Otherwise, with the notable exceptions of the Milwaukee Art Museum, which has fourteen works by Münter, and the San Diego Museum of Art, to which six of her paintings were donated in 2011 (figs. 22-28), only seven U.S. galleries (Art Institute, Chicago; Cleveland Museum; Guggenheim, MOMA, and Neue Galerie in New York; National Gallery and National Museum of Women in the Arts in Washington, D.C.), have even a single work by her. In all the public collections in Great Britain, there is one painting by Münter — at the New Walk Gallery and Museum in Leicester. The first Münter painting in any French museum was acquired by the Centre Pompidou in 2015!

It is hardly to be wondered at, therefore, that there is almost no awareness in the U.S. of Gabriele Münter’s American connection or, in particular, of the hundreds of photographs she took in Missouri, Arkansas, and Texas in 1898-1900. 7 These photographs — amounting to about 400, of which a generous selection was published in 2006-7, at the time of a major exhibition at the Lenbachhaus in Munich (September 2006 – January 2007) curated by the eminent scholars of modern German art Annegret Hoberg and Helmut Friedel, then director of the Lenbachhaus 8 — are the focus of the present short study. 9 While it is hoped that they may also stimulate interest in Münter as a painter, they are primarily directed here toward students of American history and the history of photography. For this reason some comparable works by contemporaries of Münter’s, among them the still rather neglected Evelyn Cameron, a British woman who settled in Montana in 1889, have been included in the following image portfolios (figs.  119, 124-125, 132- 134). (see appendix). 10

 

 

Show 10 footnotes

  1. The first was at the private Dalzell Hatfield gallery in Los Angeles in 1960. This was followed by a memorial show at the time of Münter’s death in 1963 and by a show devoted to Münter, Jawlensky, and Pechstein in 1968. In 1966 there was a substantial presentation of some 73 paintings by Münter — “all, with a few exceptions, for sale” – at the similarly private Leonard Hutton galleries in New York. This was, followed at the same gallery and in the same year by a smaller show of Münter’s paintings on glass (églomisé). In Great Britain, the first showing of Münter’s work was at the Marlborough gallery In London.
  2. The slim catalogues for the Hatfield Gallery show and the Leonard Hutton Galleries show are both handsomely produced and illustrated.

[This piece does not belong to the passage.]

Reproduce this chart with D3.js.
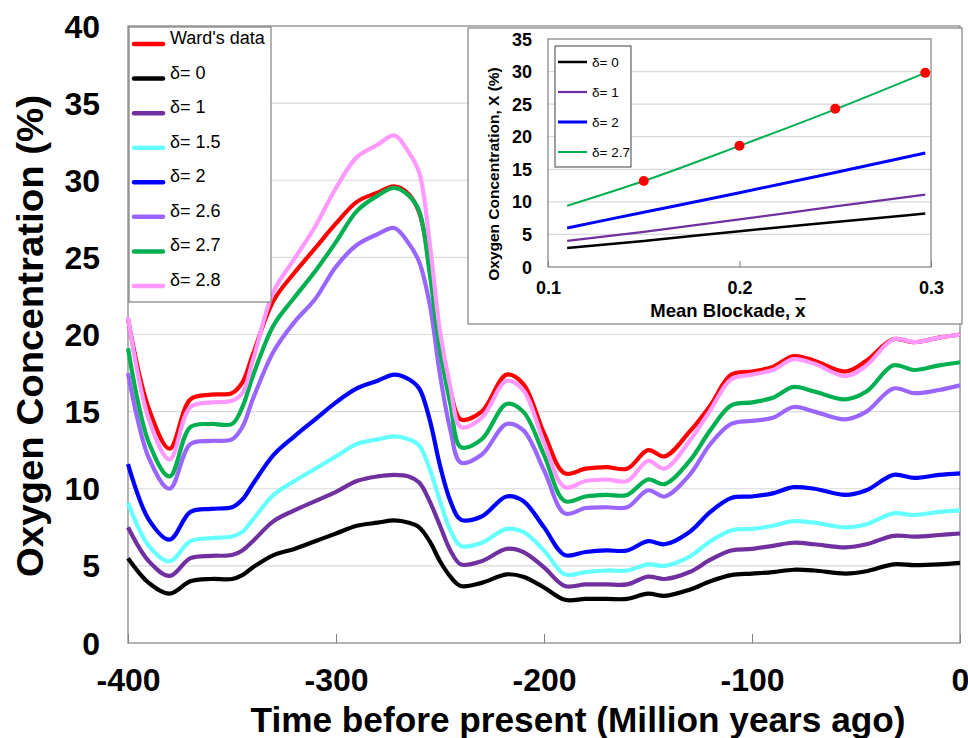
<!DOCTYPE html>
<html><head><meta charset="utf-8">
<script src="https://cdn.jsdelivr.net/npm/d3@7"></script>
<style>
body{margin:0;background:#fff;}
svg{display:block;font-family:"Liberation Sans",Arial,sans-serif;}
</style>
</head><body>
<svg id="c" width="968" height="738"></svg>
<script>
// ---------- main chart data ----------
const times = [-400,-390,-380,-370,-360,-350,-345,-340,-330,-320,-310,-300,-290,-280,-272,-265,-260,-255,-250,-245,-240,-230,-218,-210,-200,-190,-180,-170,-160,-150,-142,-130,-120,-110,-100,-90,-80,-70,-55,-45,-32,-22,-10,0];
const wardData = [21.0,15.2,12.6,15.8,16.1,16.2,16.9,18.7,22.2,24.0,25.6,27.2,28.6,29.2,29.6,29.1,27.9,24.5,19.7,16.4,14.5,15.0,17.4,16.8,13.6,11.0,11.3,11.4,11.3,12.5,12.1,13.7,15.4,17.4,17.6,17.9,18.6,18.3,17.6,18.3,19.7,19.5,19.8,20.0];
const delta0 = [5.5,3.9,3.2,4.0,4.15,4.15,4.4,4.9,5.7,6.1,6.6,7.1,7.6,7.8,7.95,7.8,7.5,6.6,5.3,4.3,3.7,3.9,4.45,4.3,3.6,2.8,2.86,2.86,2.86,3.2,3.05,3.45,4.0,4.4,4.5,4.6,4.75,4.7,4.5,4.65,5.1,5.05,5.1,5.2];
const delta1 = [7.5,5.3,4.35,5.5,5.65,5.7,6.0,6.6,7.9,8.6,9.2,9.8,10.5,10.8,10.9,10.8,10.4,9.2,7.6,6.0,5.1,5.3,6.1,5.9,4.9,3.7,3.8,3.8,3.8,4.3,4.15,4.6,5.4,6.0,6.1,6.3,6.5,6.4,6.2,6.4,6.95,6.9,7.0,7.1];
const delta15 = [9.1,6.3,5.3,6.6,6.8,6.9,7.2,8.0,9.6,10.5,11.3,12.1,12.9,13.2,13.4,13.2,12.8,11.3,9.2,7.3,6.3,6.5,7.4,7.2,6.0,4.45,4.6,4.7,4.7,5.1,5.0,5.6,6.6,7.3,7.4,7.6,7.9,7.8,7.5,7.7,8.4,8.3,8.5,8.6];
const delta2 = [11.6,8.0,6.7,8.5,8.7,8.8,9.3,10.3,12.2,13.4,14.5,15.6,16.5,17.0,17.4,17.1,16.5,14.5,11.5,9.2,8.0,8.2,9.5,9.2,7.5,5.7,5.9,6.0,6.0,6.6,6.4,7.2,8.5,9.4,9.5,9.7,10.1,10.0,9.6,9.9,10.9,10.7,10.9,11.0];
const delta26 = [17.5,12.0,10.0,12.9,13.1,13.2,14.0,15.8,18.9,20.8,22.3,24.4,25.8,26.5,26.9,25.9,24.7,22.0,17.4,13.8,11.7,12.2,14.2,13.8,11.2,8.4,8.75,8.8,8.8,9.9,9.5,10.9,12.9,14.2,14.4,14.6,15.3,15.0,14.5,15.0,16.5,16.2,16.4,16.7];
const delta27 = [19.1,13.0,10.8,14.0,14.2,14.2,15.3,17.3,20.6,22.4,24.1,26.0,28.0,29.0,29.5,29.0,28.0,24.0,19.0,15.5,12.7,13.2,15.5,15.0,12.2,9.2,9.5,9.6,9.6,10.6,10.3,11.8,13.8,15.4,15.6,15.9,16.6,16.3,15.8,16.3,18.0,17.7,18.0,18.2];
const delta28 = [21.1,14.5,11.9,15.3,15.6,15.7,16.2,18.3,22.8,24.9,27.0,29.5,31.5,32.3,32.9,31.8,30.5,26.0,20.2,16.6,14.0,14.6,17.0,16.4,13.0,10.1,10.5,10.6,10.5,11.8,11.3,13.1,15.1,17.1,17.4,17.7,18.4,18.1,17.3,18.0,19.7,19.5,19.8,20.0];
const seriesNames = ["Ward's data","δ= 0","δ= 1","δ= 1.5","δ= 2","δ= 2.6","δ= 2.7","δ= 2.8"];
const seriesColors = ["#ff0000","#000000","#7030a0","#66ffff","#0000ff","#9966ff","#00b050","#ff99ff"];
const xTicks = [-400,-300,-200,-100,0];
const xTickLabels = ["-400","-300","-200","-100","0"];
const yTicks = [0,5,10,15,20,25,30,35,40];

// ---------- inset data ----------
const insetX = [0.11,0.15,0.2,0.25,0.297];
const insetD0 = [2.9,4.0,5.5,6.9,8.2];
const insetD1 = [4.0,5.4,7.3,9.3,11.1];
const insetD2 = [6.0,8.4,11.4,14.5,17.5];
const insetD27 = [9.4,13.2,18.6,24.2,29.8];
const wardPointsX = [0.15,0.2,0.25,0.297];
const wardPointsY = [13.2,18.6,24.3,29.8];
const insetNames = ["δ= 0","δ= 1","δ= 2","δ= 2.7"];
const insetColors = ["#000000","#7030a0","#0000ff","#00b050"];
const insetWidths = [2.5,2.2,3,2];
const insetXTicks = [0.1,0.2,0.3];
const insetYTicks = [0,5,10,15,20,25,30,35];

const svg = d3.select("#c");
const L=128,R=960,T=26,B=643;
const x = d3.scaleLinear().domain([-400,0]).range([L,R]);
const y = d3.scaleLinear().domain([0,40]).range([B,T]);

// gridlines
svg.append("g").selectAll("line").data(yTicks.filter(v=>v>0&&v<40)).join("line")
  .attr("x1",L).attr("x2",R).attr("y1",d=>y(d)).attr("y2",d=>y(d))
  .attr("stroke","#d9d9d9").attr("stroke-width",1.2);

// x axis
const xa = svg.append("g").attr("transform",`translate(0,${B})`)
  .call(d3.axisBottom(x).tickValues(xTicks).tickSizeInner(-9).tickSizeOuter(0).tickFormat((d,i)=>xTickLabels[i]));
xa.select(".domain").remove();
xa.selectAll("line").attr("stroke","#808080");
xa.selectAll("text").attr("y",37).attr("dy",0).attr("dominant-baseline","central")
  .attr("font-size",32).attr("font-weight","bold").attr("fill","#000");
// y axis
const ya = svg.append("g").attr("transform",`translate(${L},0)`)
  .call(d3.axisLeft(y).tickValues(yTicks).tickSize(0).tickPadding(28));
ya.select(".domain").remove();
ya.selectAll("text").attr("dy",0).attr("dominant-baseline","central")
  .attr("font-size",32).attr("font-weight","bold").attr("fill","#000");

// plot border
svg.append("rect").attr("x",L).attr("y",T).attr("width",R-L).attr("height",B-T)
  .attr("fill","none").attr("stroke","#808080").attr("stroke-width",1.2);

// lines
const allSeries = [wardData,delta0,delta1,delta15,delta2,delta26,delta27,delta28];
const line = d3.line().x((d,i)=>x(times[i])).y(d=>y(d)).curve(d3.curveCatmullRom.alpha(0.5));
svg.append("g").selectAll("path").data(allSeries).join("path")
  .attr("d",d=>line(d)).attr("fill","none")
  .attr("stroke",(d,i)=>seriesColors[i]).attr("stroke-width",4.2)
  .attr("stroke-linejoin","round");

// axis titles
svg.append("text").attr("x",578).attr("y",719).attr("text-anchor","middle")
  .attr("dominant-baseline","central").attr("font-size",35).attr("font-weight","bold")
  .attr("textLength",655).attr("lengthAdjust","spacingAndGlyphs")
  .text("Time before present (Million years ago)");
svg.append("text").attr("transform","translate(30,336) rotate(-90)").attr("text-anchor","middle")
  .attr("dominant-baseline","central").attr("font-size",36).attr("font-weight","bold")
  .attr("textLength",482).attr("lengthAdjust","spacingAndGlyphs")
  .text("Oxygen Concentration (%)");

// legend
const lg = svg.append("g");
lg.append("rect").attr("x",129).attr("y",27).attr("width",142).attr("height",275)
  .attr("fill","#fff").attr("stroke","#808080").attr("stroke-width",1.2);
const ly = d3.scaleLinear().domain([0,7]).range([44,286]);
seriesNames.forEach((n,i)=>{
  lg.append("line").attr("x1",134).attr("x2",163).attr("y1",ly(i)).attr("y2",ly(i))
    .attr("stroke",seriesColors[i]).attr("stroke-width",4.5).attr("stroke-linecap","round");
  lg.append("text").attr("x",170).attr("y",ly(i)).attr("font-size",18).attr("fill","#000").text(n);
});

// ---------- inset ----------
const ig = svg.append("g");
ig.append("rect").attr("x",468).attr("y",28).attr("width",494).attr("height",296)
  .attr("fill","#fff").attr("stroke","#808080").attr("stroke-width",1.2);
const xi = d3.scaleLinear().domain([0.1,0.3]).range([548,931]);
const yi = d3.scaleLinear().domain([0,35]).range([267,39]);
ig.append("g").selectAll("line").data(insetYTicks.filter(v=>v>0&&v<35)).join("line")
  .attr("x1",548).attr("x2",931).attr("y1",d=>yi(d)).attr("y2",d=>yi(d))
  .attr("stroke","#d9d9d9").attr("stroke-width",1.2);
const ixa = ig.append("g").attr("transform","translate(0,267)")
  .call(d3.axisBottom(xi).tickValues(insetXTicks).tickSizeInner(-6).tickSizeOuter(0).tickFormat(d3.format(".1f")));
ixa.select(".domain").remove();
ixa.selectAll("line").attr("stroke","#808080");
ixa.selectAll("text").attr("y",21).attr("dy",0).attr("dominant-baseline","central")
  .attr("font-size",18).attr("font-weight","bold").attr("fill","#000");
const iya = ig.append("g").attr("transform","translate(548,0)")
  .call(d3.axisLeft(yi).tickValues(insetYTicks).tickSize(0).tickPadding(16));
iya.select(".domain").remove();
iya.selectAll("text").attr("dy",0).attr("dominant-baseline","central")
  .attr("font-size",18).attr("font-weight","bold").attr("fill","#000");
ig.append("rect").attr("x",548).attr("y",39).attr("width",383).attr("height",228)
  .attr("fill","none").attr("stroke","#808080").attr("stroke-width",1.2);
const iline = d3.line().x((d,i)=>xi(insetX[i])).y(d=>yi(d)).curve(d3.curveMonotoneX);
ig.append("g").selectAll("path").data([insetD0,insetD1,insetD2,insetD27]).join("path")
  .attr("d",d=>iline(d)).attr("fill","none")
  .attr("stroke",(d,i)=>insetColors[i]).attr("stroke-width",(d,i)=>insetWidths[i]);
ig.append("g").selectAll("circle").data(wardPointsX).join("circle")
  .attr("cx",d=>xi(d)).attr("cy",(d,i)=>yi(wardPointsY[i])).attr("r",5).attr("fill","#ff0000");
// inset legend
ig.append("rect").attr("x",555).attr("y",46).attr("width",76).attr("height",121)
  .attr("fill","#fff").attr("stroke","#404040").attr("stroke-width",1);
const ily = d3.scaleLinear().domain([0,3]).range([62,152]);
insetNames.forEach((n,i)=>{
  ig.append("line").attr("x1",558).attr("x2",587).attr("y1",ily(i)).attr("y2",ily(i))
    .attr("stroke",insetColors[i]).attr("stroke-width",insetWidths[i]);
  ig.append("text").attr("x",592).attr("y",ily(i)).attr("dominant-baseline","central")
    .attr("font-size",13.5).attr("fill","#000").text(n);
});
// inset axis titles
const ixt = ig.append("text").attr("x",728).attr("y",310).attr("text-anchor","middle")
  .attr("dominant-baseline","central").attr("font-size",18.5).attr("font-weight","bold");
ixt.append("tspan").text("Mean Blockade, ");
ixt.append("tspan").style("text-decoration","overline").text("x");
ig.append("text").attr("transform","translate(493,174) rotate(-90)").attr("text-anchor","middle")
  .attr("dominant-baseline","central").attr("font-size",15.5).attr("font-weight","bold")
  .text("Oxygen Concentration, X (%)");
</script>
</body></html>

In addition, the Hutton Galleries catalogue has a useful two-page list of public and some private galleries where Münter’s art has been shown (1907-1965), as well as a moving, insightful, and deeply empathetic short introduction to her art by the art historian Hans Konrad Roethel, a student of Panofsky and a director of the Lenbachhaus in Munich, 1956 – 1971. See also The Independent on Sunday for Aug. 7, 2005.
  3. Sarah L. Mcvity in Harvard Crimson,I September 29, 1980.
  4. The close personal and artistic relationship of Münter and Kandinsky (including the relatively minor issue of their collaboration on photography) is inevitably a topic of all the art historical studies of Münter. For the personal relationship, which came to an end after Kandinsky met and married a Russian woman while living in Moscow during WWI and kept it dark from Münter despite having led her to understand that he planned to marry her, see especially Gisela Kleine, Gabriele Münter und Wassily Kandinsky: Biographie eines Paares (Frankfurt a.M.: Insel Verlag, 1990), Johannes Eichner, Kandinsky und Gabriele Münter: vom Ursprüngen der Modernen Kunst (Munich: F. Bruckmann, n.d. (1957)), and the correspondence of the two, published in English translation by Annegret Hoberg, Wassily Kandinsky and Gabriele Münter: Letters and Reminiscences 1902-1914 (Munich and New York: Prestel, 1994).
  5. G.F. Hartlaub, “Die Zeichnerin Gabriele Münter,” foreword to Gabriele Münter: Menschenbilder in Zeichnungen. Zwanzig Lichtdrucktafeln (Berlin: Konrad Lemmer Verlag, 1952), pages unnumbered; Anne Mochon, Gabriele Münter between Munich and Murnau, exh.cat., (Cambridge, Mass.: Busch-Reisinger Museum, Harvard University, 1980), p. 55.
  6.   Cit. Gisela Kleine, “Gabriele Münter 1877-1962: Malerin in wechselvoller Zeit,” in Ingrid Mössinger and Thomas Friedrich, eds., Gabriele Münter: Werke im Museum Gunzenhauser (Bielefeld: Kerber-Verlag, 2009), pp. 9-19, on p. 9. (Translation by L.G.)
  7. Münter is not mentioned, for instance, in Naomi Rosenblum’s capacious History of Women Photographers (New York, London, Paris: Abbeville Press, 1994; 2nd ed. 2000). The 2009 exhibition “Gabriele Münter and Vasily Kandinsky 1902-14: A Life in Photographs” at the Guggenheim Museum in New York (Sept. 2009-Jan. 2010) was dedicated to the time of Münter’s collaboration with Kandinsky.
  8. Gabriele Münter. Die Reise nach Amerika: Photographien 1899-1900 (Munich: Schirmer/Mosel and Städtische Galerie im Lenbachhaus, 2006). This publication was followed by a volume of selections of photographs taken during the years of Münter’s partnership and cohabitation with Kandinsky, Gabriele Münter. Die Jahre mit Kandinsky (Münich: Schirmer/ Mosel and Städtische Galerie im Lenbachhaus, 2007).
  9. They are preserved at the Gabriele Münter-Johannes Eichner Stiftung, Lenbachhaus, Munich. Other materials are located in nearby Murnau, in a house that was purchased by Münter in 1909 and that she lived in, off and on, with Kandinsky, by herself, and with her second life’s partner, the art historian Johannes Eichner, over the decades until her death in 1962.